Jeudi 13 mai 1999, Nantes

C’est mon problème depuis quelques mois, d’être continuellement fatigué, incapable de me concentrer, et même d’avoir, de manière régulière de la fièvre dans l’après-midi, les yeux qui me brûlent. Je me suis résolu à prendre rendez-vous chez le médecin. Mais il n’a rien trouvé ; rien du tout, tension normale, pas de signe d’anémie, aucune douleur interne. Il en a conclu que j’avais un « petit coup de mou psychologique » (ce en quoi il n’avait pas tort), et m’a prescrit des antidépresseurs pour trois semaines. Je commence à en ressentir les effets indésirables : mal de tête, une nausée tenace toute la journée, et un arrêt brutal dans le désir sexuel. Se faire prescrire des antidépresseurs par un généraliste, un comble pour quelqu’un qui s’assoit chaque semaine depuis plus de deux ans dans le cabinet d’un psy. Sauf que je ne lui en ai pas parlé — j’ai fait plus que mentir par omission. On peut juger que c’est une attitude bizarre vis-à-vis d’un médecin, et un manque de confiance : ça l’est ; mais c’est aussi que je n’avais pas prévu qu’il m’entraînerait sur ce genre de terrain. D’ailleurs, c’est un pan de mon existence que j’évoque très peu ; lorsque j’en parle, on ne me croit souvent qu’à moitié ; Sonia, par exemple, les rares fois où j’ai abordé la question, avec le plus grand ton de sincérité possible, a refusé de me croire. Comme j’en avais marre, j’ai fini par brouiller les pistes et admettre que j’avais peut-être menti. Elle croit de toute façon que la moitié de ce que je lui raconte est faux, elle me prend pour un grand raconteur d’histoire. Alors que tout le monde sait bien que je m’efforce de dire la vérité, et que je n’ai qui plus est ni l’imagination, ni la présence d’esprit suffisantes pour être un bonimenteur valable (je n’ai jamais menti que de manière très grossière volontairement, et toujours pour draguer les filles[1], du style raconter que mon père était un dangereux malfaiteur et que j’allais lui rendre visite toutes les semaines à la prison. Peut-être croit-elle que je la drague. Erreur, dont j’espère qu’on n’aura pas trop à pâtir un jour[2]).
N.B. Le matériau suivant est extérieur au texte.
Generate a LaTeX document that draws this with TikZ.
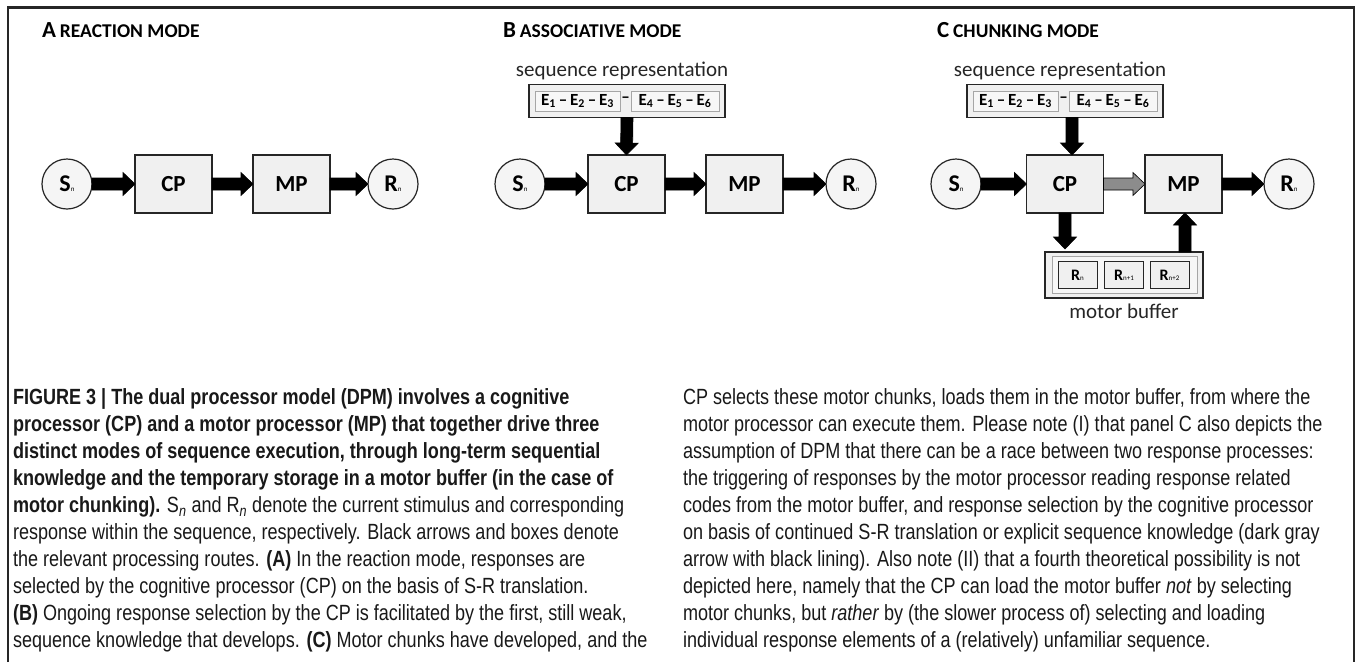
\documentclass[tikz,border=0pt]{standalone}
\usepackage{fontspec}
\setmainfont{Liberation Sans}
\newfontfamily\capfont{Liberation Sans}[FakeStretch=0.82]
\newfontfamily\diafont{Carlito}
\usetikzlibrary{calc}
\newcommand\tinysub[1]{{\fontsize{7}{7}\selectfont\mdseries #1}}
\newcommand\blockarrow[3][black]{%
  \coordinate (ba-t) at (#2);
  \coordinate (ba-e) at (#3);
  \coordinate (ba-h) at ($(ba-e)!12pt!(ba-t)$);
  \draw[fill=#1, draw=black, line width=0.6pt, line join=miter]
    ($(ba-t)!6pt!90:(ba-e)$) -- ($(ba-h)!6pt!90:(ba-e)$) -- ($(ba-h)!11.5pt!90:(ba-e)$)
    -- (ba-e) -- ($(ba-h)!11.5pt!-90:(ba-e)$) -- ($(ba-h)!6pt!-90:(ba-e)$)
    -- ($(ba-t)!6pt!-90:(ba-e)$) -- cycle;}
\begin{document}
\begin{tikzpicture}[x=1pt,y=-1pt,
  every node/.style={inner sep=0pt, outer sep=0pt},
  proc/.style={draw=black!85, line width=1.3pt, fill=black!6, minimum width=77pt, minimum height=58pt, font=\diafont\bfseries\fontsize{23}{23}\selectfont},
  stim/.style={circle, draw=black!85, line width=1.2pt, fill=black!4, minimum size=50pt, font=\diafont\bfseries\fontsize{24}{24}\selectfont},
  ptitle/.style={anchor=base west, font=\diafont\bfseries},
  seqlabel/.style={anchor=base, font=\diafont\fontsize{21}{21}\selectfont, text=black!85},
  seqbox/.style={draw=black!85, line width=1.3pt, fill=black!6, minimum width=196pt, minimum height=33pt},
  chunk/.style={draw=black!35, line width=0.9pt, fill=black!3, minimum height=20pt, font=\diafont\bfseries\fontsize{17}{17}\selectfont},
  bufbox/.style={draw=black!85, line width=1.3pt, fill=black!6, minimum width=158pt, minimum height=46pt},
  bufinner/.style={draw=black!35, line width=1pt, fill=black!3, minimum width=145pt, minimum height=37pt},
  rbox/.style={draw=black!85, line width=1pt, fill=black!6, minimum width=39pt, minimum height=27pt, font=\diafont\bfseries\fontsize{16}{16}\selectfont},
  caption/.style={anchor=north west, align=left, font=\capfont\fontsize{22}{27}\selectfont, text=black!90},
  frame/.style={draw=black!85, line width=2.3pt}
]
\useasboundingbox (0,0) rectangle (1355,662);
\fill[white] (0,0) rectangle (1355,662);
\draw[frame] (8,662) -- (8,7.5) -- (1354,7.5) -- (1354,662);

% ---------- Panel A ----------
\node[ptitle] (tA) at (42,37) {{\fontsize{23}{23}\selectfont A}\hspace{4pt}{\fontsize{19.5}{19.5}\selectfont REACTION MODE}};
\node[stim] (sA) at (67,184) {S\tinysub{n}};
\node[proc] (cpA) at (173.5,184) {CP};
\node[proc] (mpA) at (291.5,184) {MP};
\node[stim] (rA) at (393,184) {R\tinysub{n}};
\blockarrow{sA.east}{cpA.west}
\blockarrow{cpA.east}{mpA.west}
\blockarrow{mpA.east}{rA.west}

% ---------- Panel B ----------
\node[ptitle] (tB) at (503,37) {{\fontsize{23}{23}\selectfont B}\hspace{4pt}{\fontsize{19.5}{19.5}\selectfont ASSOCIATIVE MODE}};
\node[seqlabel] (lB) at (622,76) {sequence representation};
\node[seqbox] (seqB) at (627,101) {};
\node[chunk, minimum width=85pt] (c1B) at (577.5,101) {E\textsubscript{1}\,–\,E\textsubscript{2}\,–\,E\textsubscript{3}};
\node[chunk, minimum width=88pt] (c2B) at (675,101) {E\textsubscript{4}\,–\,E\textsubscript{5}\,–\,E\textsubscript{6}};
\node[font=\diafont\bfseries\fontsize{17}{17}\selectfont] (dB) at (625.5,100) {–};
\node[stim] (sB) at (520,184) {S\tinysub{n}};
\node[proc] (cpB) at (626.5,184) {CP};
\node[proc] (mpB) at (744.5,184) {MP};
\node[stim] (rB) at (851,184) {R\tinysub{n}};
\blockarrow{seqB.south}{cpB.north}
\blockarrow{sB.east}{cpB.west}
\blockarrow{cpB.east}{mpB.west}
\blockarrow{mpB.east}{rB.west}

% ---------- Panel C ----------
\node[ptitle] (tC) at (937,37) {{\fontsize{23}{23}\selectfont C}\hspace{4pt}{\fontsize{19.5}{19.5}\selectfont CHUNKING MODE}};
\node[seqlabel] (lC) at (1060,76) {sequence representation};
\node[seqbox] (seqC) at (1065,101) {};
\node[chunk, minimum width=85pt] (c1C) at (1015.5,101) {E\textsubscript{1}\,–\,E\textsubscript{2}\,–\,E\textsubscript{3}};
\node[chunk, minimum width=88pt] (c2C) at (1113,101) {E\textsubscript{4}\,–\,E\textsubscript{5}\,–\,E\textsubscript{6}};
\node[font=\diafont\bfseries\fontsize{17}{17}\selectfont] (dC) at (1063.5,100) {–};
\node[stim] (sC) at (956,184) {S\tinysub{n}};
\node[proc] (cpC) at (1065,184) {CP};
\node[proc] (mpC) at (1183.5,184) {MP};
\node[stim] (rC) at (1289,184) {R\tinysub{n}};
\node[bufbox] (bufC) at (1124,275) {};
\node[bufinner] (binC) at (1124.5,275) {};
\node[rbox] (r1C) at (1077.5,275) {R\tinysub{n}};
\node[rbox] (r2C) at (1124,275) {R\tinysub{n+1}};
\node[rbox] (r3C) at (1169.5,275) {R\tinysub{n+2}};
\node[anchor=base, font=\diafont\fontsize{21}{21}\selectfont, text=black!85] (mbC) at (1124,318) {motor buffer};
\coordinate (seqoutC) at (seqC.south -| 1072,0);
\blockarrow{seqoutC}{seqoutC |- cpC.north}
\blockarrow{sC.east}{cpC.west}
\blockarrow[black!45]{cpC.east}{mpC.west}
\blockarrow{mpC.east}{rC.west}
\coordinate (cpoutC) at (cpC.south);
\coordinate (bufinC) at ($(cpoutC |- bufC.north)+(0,-3)$);
\blockarrow{cpoutC}{bufinC}
\coordinate (bufoutC) at (bufC.north -| 1185,0);
\blockarrow{bufoutC}{bufoutC |- mpC.south}

% ---------- Caption ----------
\node[caption] (capL) at (13,389) {%
\textbf{FIGURE 3 | The dual processor model (DPM) involves a cognitive}\\
\textbf{processor (CP) and a motor processor (MP) that together drive three}\\
\textbf{distinct modes of sequence execution, through long-term sequential}\\
\textbf{knowledge and the temporary storage in a motor buffer (in the case of}\\
\textbf{motor chunking).} S\textsubscript{\textit{n}} and R\textsubscript{\textit{n}} denote the current stimulus and corresponding\\
response within the sequence, respectively. Black arrows and boxes denote\\
the relevant processing routes. \textbf{(A)} In the reaction mode, responses are\\
selected by the cognitive processor (CP) on the basis of S-R translation.\\
\textbf{(B)} Ongoing response selection by the CP is facilitated by the first, still weak,\\
sequence knowledge that develops. \textbf{(C)} Motor chunks have developed, and the};
\node[caption] (capR) at (683,389) {%
CP selects these motor chunks, loads them in the motor buffer, from where the\\
motor processor can execute them. Please note (I) that panel C also depicts the\\
assumption of DPM that there can be a race between two response processes:\\
the triggering of responses by the motor processor reading response related\\
codes from the motor buffer, and response selection by the cognitive processor\\
on basis of continued S-R translation or explicit sequence knowledge (dark gray\\
arrow with black lining). Also note (II) that a fourth theoretical possibility is not\\
depicted here, namely that the CP can load the motor buffer \textit{not} by selecting\\
motor chunks, but \textit{rather} by (the slower process of) selecting and loading\\
individual response elements of a (relatively) unfamiliar sequence.};
\end{tikzpicture}
\end{document}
J’avais parlé à Ermold de ma fatigue, il m’avait assuré qu’il ressentait la même lorsqu’il était sur sa thèse, qu’il n’avait jamais autant fait la sieste ; mais quand j’ai évoqué carrément la possibilité d’une maladie quelconque, quelque chose comme une mononucléose, il a éclaté de rire : c’est exactement l’idée qu’il avait eue aussi !

[1] Comme à tout le monde, il m’arrive de dissimuler en d’autres occasions, mais ce n’est pas pareil : tout le monde n’est pas censé tout savoir de notre vie.

[2] Tout à l’heure au téléphone, elle m’a demandé si elle pouvait mettre ce soir pour sortir la veste que je lui ai prêté hier soir pour qu’elle rentre, parce qu’elle avait froid ; j’ai beaucoup hésité, ça sentait un peu trop la tentative d’appropriation… Ce que j’ai toujours évité avec elle. Samedi soir, Adeline et Fred font un petit truc chez eux (en plus, c’est la finale de la coupe de France, avec Nantes), et Fred m’a suggéré de l’inviter — j’avais déjà hésité à le faire. Je lui ai transmis, mais tout en le regrettant. En un sens, j’ai un peu pitié d’elle, parce qu’elle n’a pas beaucoup d’amis (et qu’ils n’ont pas l’air d’être bien terribles, il faut être honnête, je n’ai aucune envie de les rencontrer), je me suis dit que je pourrais lui présenter certains des miens, et que ce serait une manière de développer notre complicité dans un autre sens que celui de l’enfermement qui caractérise notre relation équivoque. Mais maintenant, j’ai peur qu’elle s’accroche — ce qui ne ferait jamais que m’éloigner d’elle, puisque je ne suis pas amoureux. Pour le moment, la situation est gérable, mais il ne faudrait pas que je me mette insensiblement dans la merde.